Closer examination of the weekday data showed that the same pattern was there during working hours but was somewhat obscured by the normal changes in current from the manufacturing operation and other loads in the facility. This caught the attention of the building operations manager and the CFO, as it can cause a significant increase in the monthly electric bill. Most nonresidential facilities pay both a demand and energy consumption charge. The latter is the sum of the power consumed over the billing period. The former is a peak of the average demand value of power over the demand interval (typically 15 minutes). It is a “racheted” value in that, once it increases above the previously recorded peak value during one interval, that new value becomes the demand charge for several years, regardless of the actual demand levels during the month.

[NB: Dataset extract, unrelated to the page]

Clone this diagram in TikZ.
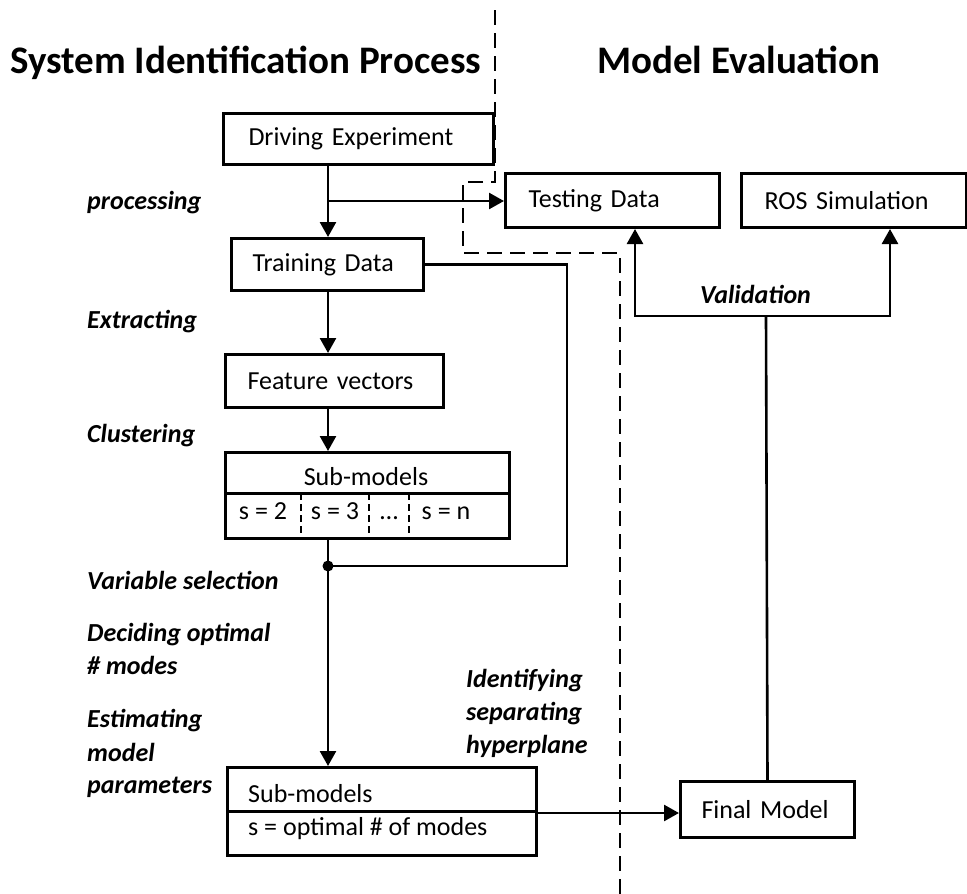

It would take a closer look to find the source. The problem actually stopped on a couple of occasions, but no one made a correlation to an operational change. The monitoring system was reprogrammed to capture the waveforms of the voltage and current during these peak current excursions. It showed that the current changed abruptly in one cycle and decreased each subsequent cycle until it was back to the steady-state value within five cycles. Such waveforms, along with the previously mentioned data, were consistent with a three-phase motor startup. It would also be consistent with a heating, ventilating and air conditioning (HVAC) system, but that didn’t make sense since that system was running the same program in the facility for months. Or so they thought.
The missing puzzle piece
The manufacturing operation only occupied 50 percent of the facility. The other half of the facility had been vacant for some time. The landlord had finally secured a tenant for the unused space and was renovating it. While a separate breaker panel was put in for the new tenants, the monitoring system (and utility revenue meter) were on the main service panel at the point of common coupling (PCC). They were reading the electrical power for the entire facility, which years ago was just for one tenant. During the renovation, duct work was disconnected and was being rerouted, but before the work was complete, a service person from the HVAC maintenance company had come in to test the system. It turned out that he reprogrammed those zones as if they were occupied and never shut the system back down.
Fortunately, this potentially costly problem was caught before the summer months and the real heat descended.